Russia’s foreign exchange reserves could be seized to help with the cost of rebuilding Ukraine, the European Union foreign policy chief has argued in an interview.
The EU, along with its western allies, imposed sanctions on the Russian central bank’s international reserves in response to the invasion of Ukraine. In March, Russia said that central bank sanctions had frozen around $300bn of assets, around half of its total gold and foreign exchange reserves.
Josep Borrell, the EU’s high representative for foreign policy, told the Financial Times there were parallels with Afghanistan, where the US froze the assets of the country’s central bank after the Taliban took over.
The US has set aside $3.5bn from the frozen assets to compensate victims of terrorism and for humanitarian aid, and Borrell told the newspaper it would be logical to consider similar steps with Russia’s reserves.

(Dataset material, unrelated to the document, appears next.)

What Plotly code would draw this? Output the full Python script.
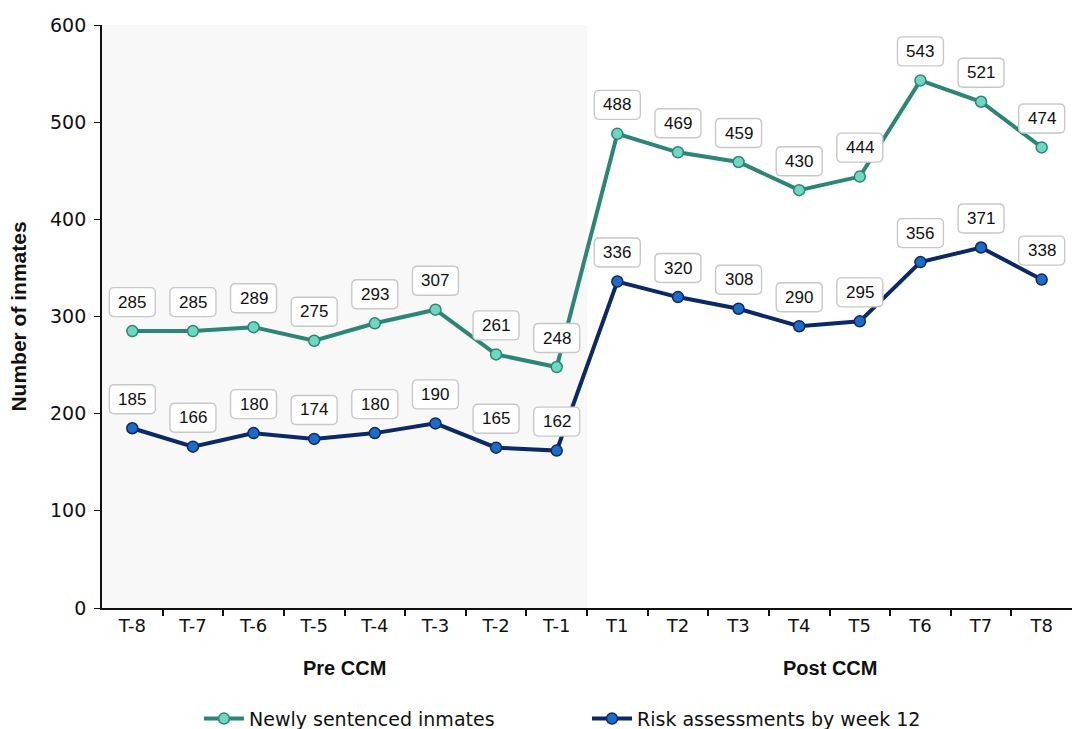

“I would be very much in favour because it is full of logic,” he said. “We have the money in our pockets, and someone has to explain to me why it is good for the Afghan money and not good for the Russian money.”
Janet Yellen, US Treasury secretary, has previously said that using the assets for the Ukrainian reconstruction effort could require legislation in the US, however, and should not be done lightly.
But Borrell said it was one of a number of ways in which Russia could be made to contribute. A discussion was needed about methods of ensuring “war compensations” came from Russia, he added.
Joe Biden, the US president, and Charles Michel, European Council president, have both advocated selling off assets seized from sanctioned oligarchs, although doing so could be legally difficult.
The European Commission has estimated that rebuilding Ukraine could eventually cost hundreds of billions of euros, with Europe expected to fund a significant proportion.
Borrell told the FT: “This is one of the most important political questions on the table: who is going to pay for the reconstruction of Ukraine?”